Epidemiological study errors that can affect the accuracy of collected information include random error, systematic error (bias) and confounding. Minimizing the effects of those errors is an important component of epidemiological study design and analysis.

Surveillance

Another important aspect of epidemiology is surveillance, which involves a continuous systematic process that involves data collection, analysis, interpretation and dissemination of results. Data collected include information on diseases, risk factors, complications, and health practices. Surveillance objectives include detecting epidemics, monitoring disease trends, identifying risk factors and the emergence of new diseases and microbes.

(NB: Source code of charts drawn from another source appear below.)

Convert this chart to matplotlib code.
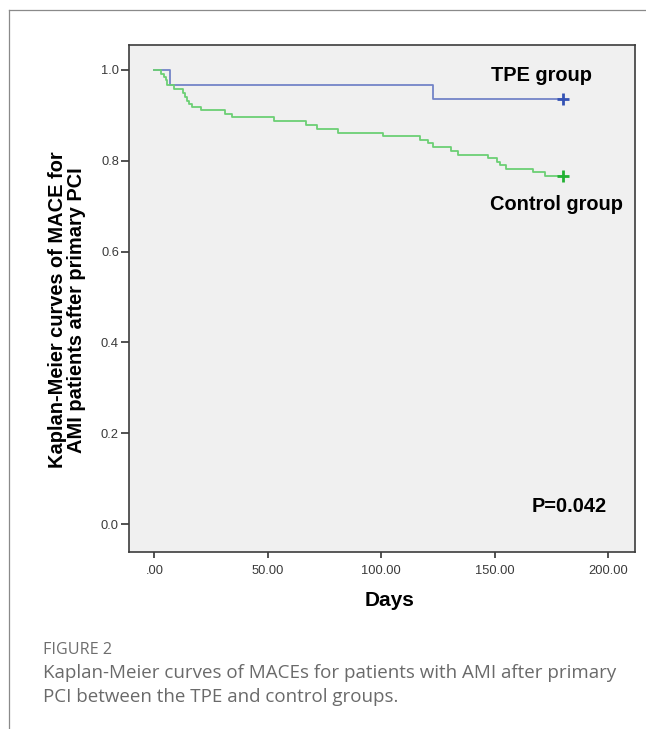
import matplotlib
matplotlib.use("Agg")
import matplotlib.pyplot as plt
from matplotlib.lines import Line2D

# ── Data ─────────────────────────────────────────────────────────────────────
tpe_days = [0.0, 6.9, 122.9]
tpe_surv = [1.0, 0.967, 0.935]
tpe_end = 180.0

ctrl_days = [0.0, 3.0, 4.4, 5.1, 5.6, 8.6, 12.6, 13.7, 14.5, 15.4, 16.7, 20.7,
             30.9, 34.1, 52.9, 67.0, 71.8, 81.0, 100.9, 117.0, 120.7, 122.9,
             130.9, 133.9, 147.1, 150.8, 152.3, 154.9, 166.9, 172.1]
ctrl_surv = [1.0, 0.992, 0.985, 0.977, 0.967, 0.959, 0.950, 0.941, 0.932, 0.925,
             0.918, 0.911, 0.903, 0.896, 0.887, 0.879, 0.871, 0.862, 0.855,
             0.846, 0.839, 0.830, 0.822, 0.813, 0.806, 0.798, 0.790, 0.783,
             0.775, 0.766]
ctrl_end = 180.0

x_ticks = [0, 50, 100, 150, 200]
x_ticklabels = [".00", "50.00", "100.00", "150.00", "200.00"]
y_ticks = [0.0, 0.2, 0.4, 0.6, 0.8, 1.0]
y_ticklabels = ["0.0", "0.2", "0.4", "0.6", "0.8", "1.0"]

CHART_FONT = "Liberation Sans"
CAPTION_FONT = "Open Sans"

W, H = 646, 729
fig = plt.figure(figsize=(W / 100, H / 100), dpi=100)
fig.patch.set_facecolor("white")

# outer page frame (left + top rule)
fig.add_artist(Line2D([9 / W, 9 / W], [0, 1 - 10 / H], transform=fig.transFigure,
                      color="#8a8a8a", lw=0.9))
fig.add_artist(Line2D([9 / W, 1], [1 - 10 / H, 1 - 10 / H], transform=fig.transFigure,
                      color="#8a8a8a", lw=0.9))

ax = fig.add_axes([129.3 / W, (H - 552) / H, (635 - 129.3) / W, (552 - 45) / H])
ax.set_facecolor("#f0f0f0")

# ── KM curves ────────────────────────────────────────────────────────────────
ax.step(tpe_days + [tpe_end], tpe_surv + [tpe_surv[-1]], where="post",
        color="#7384c8", lw=1.3)
ax.step(ctrl_days + [ctrl_end], ctrl_surv + [ctrl_surv[-1]], where="post",
        color="#6ccf74", lw=1.3)
ax.plot([tpe_end], [tpe_surv[-1]], marker="+", ms=9, mew=2, color="#3452b4")
ax.plot([ctrl_end], [ctrl_surv[-1]], marker="+", ms=9, mew=2, color="#22b133")

ax.set_xlim(-11.06, 211.8)
ax.set_ylim(-0.0616, 1.055)
ax.set_xticks(x_ticks)
ax.set_xticklabels(x_ticklabels)
ax.set_yticks(y_ticks)
ax.set_yticklabels(y_ticklabels)
ax.tick_params(direction="out", width=1.2, color="#333333",
               labelcolor="#3a3a3a", labelsize=9.3)
ax.tick_params(axis="y", length=5.5, pad=2)
ax.tick_params(axis="x", length=4.5, pad=5)
for lab in ax.get_xticklabels() + ax.get_yticklabels():
    lab.set_fontfamily(CHART_FONT)
for s in ax.spines.values():
    s.set_color("#3c3c3c")
    s.set_linewidth(1.2)

# ── Labels / annotations ─────────────────────────────────────────────────────
bold = dict(fontfamily=CHART_FONT, fontweight="bold", fontsize=14.4, color="black")
ax.text(148.2, 0.976, "TPE group", va="baseline", **bold)
ax.text(147.9, 0.692, "Control group", va="baseline", **bold)
ax.text(166.2, 0.0255, "P=0.042", va="baseline", **bold)

ax.set_xlabel("Days", fontfamily=CHART_FONT, fontweight="bold", fontsize=15)
ax.xaxis.set_label_coords((389.6 - 129.3) / (635 - 129.3), (552 - 591) / (552 - 45))

fig.text(67 / W, 1 - 310 / H,
         "Kaplan-Meier curves of MACE for\nAMI patients after primary PCI",
         rotation=90, ha="center", va="center", linespacing=0.95, **bold)

# ── Caption ──────────────────────────────────────────────────────────────────
fig.text(43 / W, 1 - 650 / H, "FIGURE 2", fontfamily=CAPTION_FONT, fontsize=11.6,
         color="#6e6e6e", va="center")
fig.text(43 / W, 1 - 673 / H,
         "Kaplan-Meier curves of MACEs for patients with AMI after primary",
         fontfamily=CAPTION_FONT, fontsize=13.5, color="#6a6a6a", va="center")
fig.text(43 / W, 1 - 697 / H, "PCI between the TPE and control groups.",
         fontfamily=CAPTION_FONT, fontsize=13.5, color="#6a6a6a", va="center")

fig.savefig("out.png", dpi=100)
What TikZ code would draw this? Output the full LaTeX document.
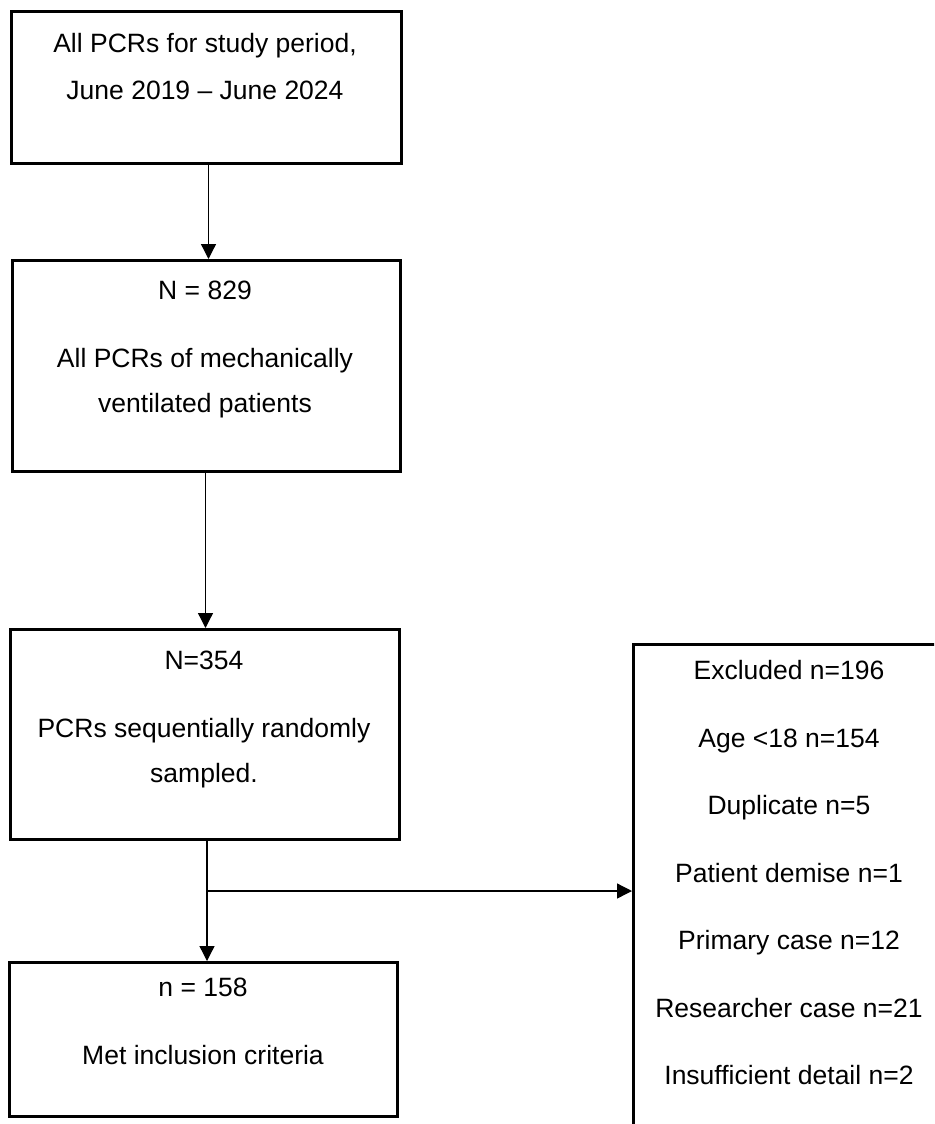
\documentclass[tikz,border=0pt]{standalone}
\usepackage{fontspec}
\setmainfont{Liberation Sans}
\usetikzlibrary{arrows.meta,positioning}
\tikzset{
    box/.style={draw, line width=1.5pt, inner sep=0pt, anchor=north west},
    txt/.style={font=\fontsize{13.25}{16}\selectfont, inner sep=0pt,
        text height=9.5pt, text depth=0pt},
    arr/.style={-{Triangle[width=7.5pt,length=7.5pt]}, line width=0.65pt}
}
\begin{document}
\begin{tikzpicture}[x=0.5pt, y=-0.5pt]
        \useasboundingbox (0,0) rectangle (934,1124);
        \clip (0,0) rectangle (934,1124);
        % boxes
        \node[box, minimum width=195pt, minimum height=76pt] (allpcr) at (10,10) {};
        \node[box, minimum width=194pt, minimum height=105.5pt] (vent) at (11,259) {};
        \node[box, minimum width=194.5pt, minimum height=105pt] (sampled) at (9,628) {};
        \node[box, minimum width=194pt, minimum height=77pt] (included) at (8,961) {};
        \node[box, minimum width=157pt, minimum height=260pt] (excluded) at (632,643) {};
        % box texts
        \begin{scope}[every node/.style={txt}]
            \node (allpcr1) at (205,43) {All PCRs for study period,};
            \node (allpcr2) at (205,90) {June 2019 – June 2024};
            \node (vent1) at (205,290) {N = 829};
            \node (vent2) at (205,358) {All PCRs of mechanically};
            \node (vent3) at (205,403) {ventilated patients};
            \node (sampled1) at (204,660) {N=354};
            \node (sampled2) at (204,728) {PCRs sequentially randomly};
            \node (sampled3) at (204,773) {sampled.};
            \node (included1) at (203,987) {n = 158};
            \node (included2) at (203,1055) {Met inclusion criteria};
            \foreach \t [count=\i] in {Excluded n=196, Age <18 n=154, Duplicate n=5,
                Patient demise n=1, Primary case n=12, Researcher case n=21,
                Insufficient detail n=2}
                \node (ex\i) at (789,{670+67.5*(\i-1)}) {\t};
        \end{scope}
        % connectors
        \coordinate (split) at (207,891);
        \draw[arr] ([xshift=1pt]allpcr.south) -- ([xshift=1pt]allpcr.south |- vent.north);
        \draw[arr] ([xshift=-0.5pt]vent.south) -- ([xshift=-0.5pt]vent.south |- sampled.north);
        \draw[arr] (sampled.south -| split) -- (included.north -| split);
        \draw[arr] (split) -- (split -| excluded.west);
    \end{tikzpicture}
\end{document}
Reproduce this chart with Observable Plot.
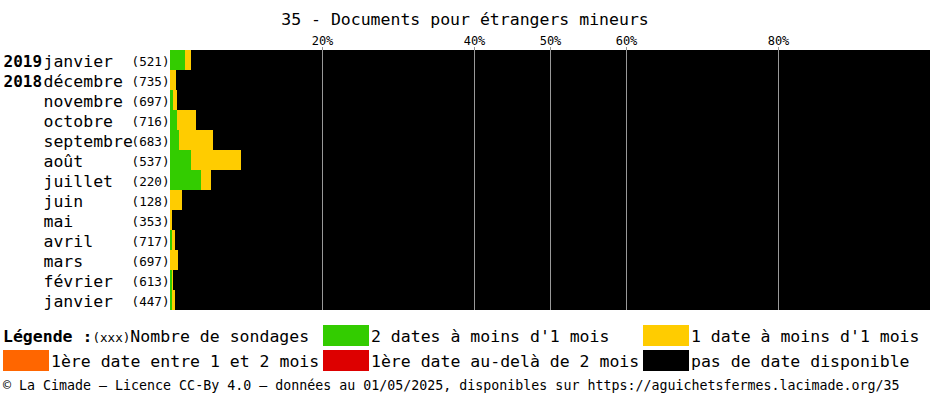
<!DOCTYPE html>
<html><head><meta charset="utf-8">
<script src="https://cdn.jsdelivr.net/npm/d3@7"></script>
<script src="https://cdn.jsdelivr.net/npm/@observablehq/plot@0.6"></script>
<style>body{margin:0;background:#fff}#c{width:930px;height:395px}</style>
</head><body><div id="c"></div>
<script>
const titleText = "35 - Documents pour étrangers mineurs";
const years  = ["2019","2018","","","","","","","","","","",""];
const months = ["janvier","décembre","novembre","octobre","septembre","août","juillet","juin","mai","avril","mars","février","janvier"];
const counts = [521,735,697,716,683,537,220,128,353,717,697,613,447];
// percentages per category
const green  = [2.0,0,0.45,0.9,1.2,2.7,4.1,0,0,0.2,0,0.25,0.2];
const yellow = [0.8,0.75,0.45,2.55,4.4,6.6,1.3,1.6,0.25,0.45,1.05,0.15,0.45];
const orange = [0,0,0,0,0,0,0,0,0,0,0,0,0];
const red    = [0,0,0,0,0,0,0,0,0,0,0,0,0];
const tickValues = [20,40,50,60,80];
const catNames = ["2 dates à moins d'1 mois","1 date à moins d'1 mois","1ère date entre 1 et 2 mois","1ère date au-delà de 2 mois","pas de date disponible"];
const catColors = ["#33cc00","#ffcc00","#ff6600","#dd0000","#000000"];
const legendTitle = "Légende :";
const legendCount = "(xxx)";
const legendCountLabel = "Nombre de sondages";
const footer = "© La Cimade — Licence CC-By 4.0 — données au 01/05/2025, disponibles sur https://aguichetsfermes.lacimade.org/35";

const keys = months.map((m,i)=>i+"-"+m);
const rows = [];
keys.forEach((k,i)=>{
  const vals=[green[i],yellow[i],orange[i],red[i]];
  const rest = 100 - vals.reduce((a,b)=>a+b,0);
  [...vals,rest].forEach((v,j)=>rows.push({key:k,cat:catNames[j],value:v}));
});
const labels = keys.map((k,i)=>({key:k,year:years[i],month:months[i],count:"("+counts[i]+")"}));
const mono = "DejaVu Sans Mono";

const svg = Plot.plot({
  width:930, height:395,
  marginTop:50, marginBottom:85, marginLeft:170, marginRight:0,
  style:{fontFamily:mono, background:"#fff"},
  x:{domain:[0,100]},
  y:{domain:keys, padding:0, axis:null},
  color:{domain:catNames, range:catColors},
  marks:[
    Plot.barX(rows,{x:"value", y:"key", fill:"cat", order:null, shapeRendering:"crispEdges"}),
    Plot.ruleX(tickValues,{stroke:"#999", strokeWidth:1}),
    Plot.axisX({anchor:"top", ticks:tickValues, tickFormat:d=>d+"%", tickSize:4, tickPadding:2, fontSize:12, fontFamily:mono, stroke:"#999", label:null, fill:"#000"}),
    Plot.text(labels,{y:"key", text:"year", frameAnchor:"left", dx:-167, textAnchor:"start", fontSize:16, fontWeight:"bold", fontFamily:mono, fill:"#000", dy:1}),
    Plot.text(labels,{y:"key", text:"month", frameAnchor:"left", dx:-127, textAnchor:"start", fontSize:16.5, fontFamily:mono, fill:"#000", dy:1}),
    Plot.text(labels,{y:"key", text:"count", frameAnchor:"left", dx:-1, textAnchor:"end", fontSize:12.6, fontFamily:mono, fill:"#000", dy:1})
  ]
});
document.getElementById("c").appendChild(svg);
const s = d3.select(svg);
s.append("text").attr("x",465).attr("y",25).attr("text-anchor","middle")
  .attr("font-family",mono).attr("font-size",16.5).attr("fill","#000").text(titleText);
// legend
const lt = s.append("text").attr("x",3).attr("y",342).attr("text-anchor","start").attr("font-family",mono).attr("fill","#000");
lt.append("tspan").attr("font-weight","bold").attr("font-size",16.5).text(legendTitle);
lt.append("tspan").attr("font-size",12.6).text(legendCount);
lt.append("tspan").attr("font-size",16.5).text(legendCountLabel);
const cells = [[323,325],[643,325],[3,350],[323,350],[643,350]];
catNames.forEach((n,i)=>{
  const [x,y]=cells[i];
  s.append("rect").attr("x",x).attr("y",y).attr("width",46).attr("height",21).attr("fill",catColors[i]);
  s.append("text").attr("x",x+48).attr("y",y+17).attr("text-anchor","start").attr("font-family",mono).attr("font-size",16.5).attr("fill","#000").text(n);
});
s.append("text").attr("x",3).attr("y",390).attr("text-anchor","start").attr("font-family",mono).attr("font-size",13.3).attr("fill","#000").text(footer);
</script></body></html>
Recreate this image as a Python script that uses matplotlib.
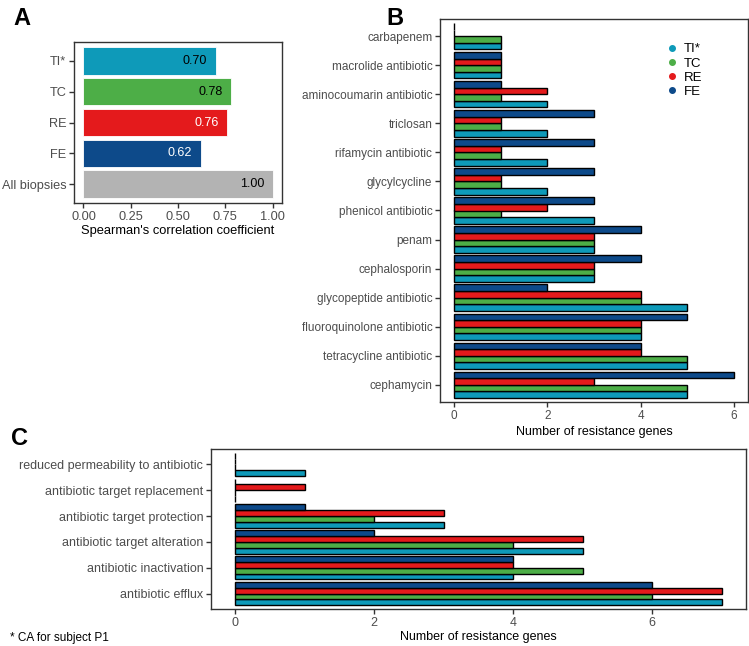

Outbreaks are usually marked by an unexpected rise in the incidence of a certain disease above the base-line level. Outbreak investigation classically originated from communicable diseases outbreaks such as typhoid. In the modern age, different types of outbreaks have been identified including outbreaks due to environmental factors such as contamination with chemicals. An example of an environmental pollution epidemic is the Minamata Bay-Japan case, where methylmercury accumulated in fish due to the release of chemicals containing mercury from a nearby factory. This caused severe poisoning among fishermen and their families who consumed fish as a main food item. Epidemiology played a crucial role in identifying the cause of and in controlling such epidemics.

Bibliography:

John Last, A Dictionary of Epidemiology (Oxford University Press, 2000);
Coggon, Geoffrey Rose, D. Barker, Epidemiology for the Uninitiated (BMJ Publishing Group, 2003);
Beaglehole, R. Bonita, T Kjellstrom, Basic Epidemiology (World Health Organization, 1993);
Leon Gordis, Epidemiology (W.B. Saunders Company, 2004);
Raj Bhopal, Concepts of Epidemiology (Oxford University Press, 2002).